Just turned 62 on Valentines day (born at 2:14AM on 2/14, LOL). OK, back to whether to buy or sell. From Investopedia: While there are certainly many viable options-buying strategies available to traders, options expiration data obtained from the CME covering a three-year period suggests that buyers are fighting against the odds. Based on data obtained from the CME, I analyzed five major CME option markets - the S&P 500, eurodollars, Japanese yen, live cattle and Nasdaq 100 - and discovered that three out of every four options expired worthless. In fact, of put options alone, 82.6% expired worthless for these five markets. Read more: http://www.investopedia.com/articles/optioninvestor/03/100103.asp#ixzz1nytSffu6 And, if you do the math, well, you see what I mean. Betting on stocks staying in a range instead of some wild breakout, just seems like the "prudent thing to do." I just hate seeing that time decay fade everyday if long. Love it when I see it hit the account daily. Again, just FWIW, Don
Okaaay! Let me see if I understand this? I have a calendar spread. First month sold, third month bought. Price moves down, I buy back, the sold front month options. To keep the delta numbers even. Price moves up, I start selling the front month options. To keep the delta numbers even with the third month. The speed with which the DELTA number changes is called GAMMA?

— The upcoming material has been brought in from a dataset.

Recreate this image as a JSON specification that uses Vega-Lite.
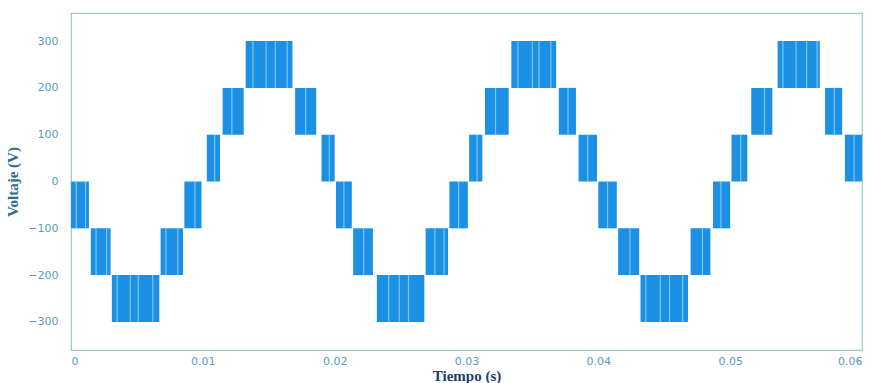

Aaagghh, no. Since we're counting on the percentages, the near term likely going out worthless. Leaving a long naked call, yipes, sell that sucker and a few more and buy the next quarter. You'll be selling higher vol and buying lower. The higher goes to zero sooner, and the far out holds it's price better. And, yes, gamma is speed of delta. Try a simulation with 20 short near term atm's and maybe 25 far out atm, see what you see from today to say, 20 days out. Move price up and down 10%. This is the easy way. Your sheets, provided by your broker should have all this in nice chart form for you to visualize. Don
You lost me there. Just buying back and selling the first front month, sold options. Leaving the third month alone. Which are long calls. Not running to expiration, but trying to catch the fluctuations on the first month.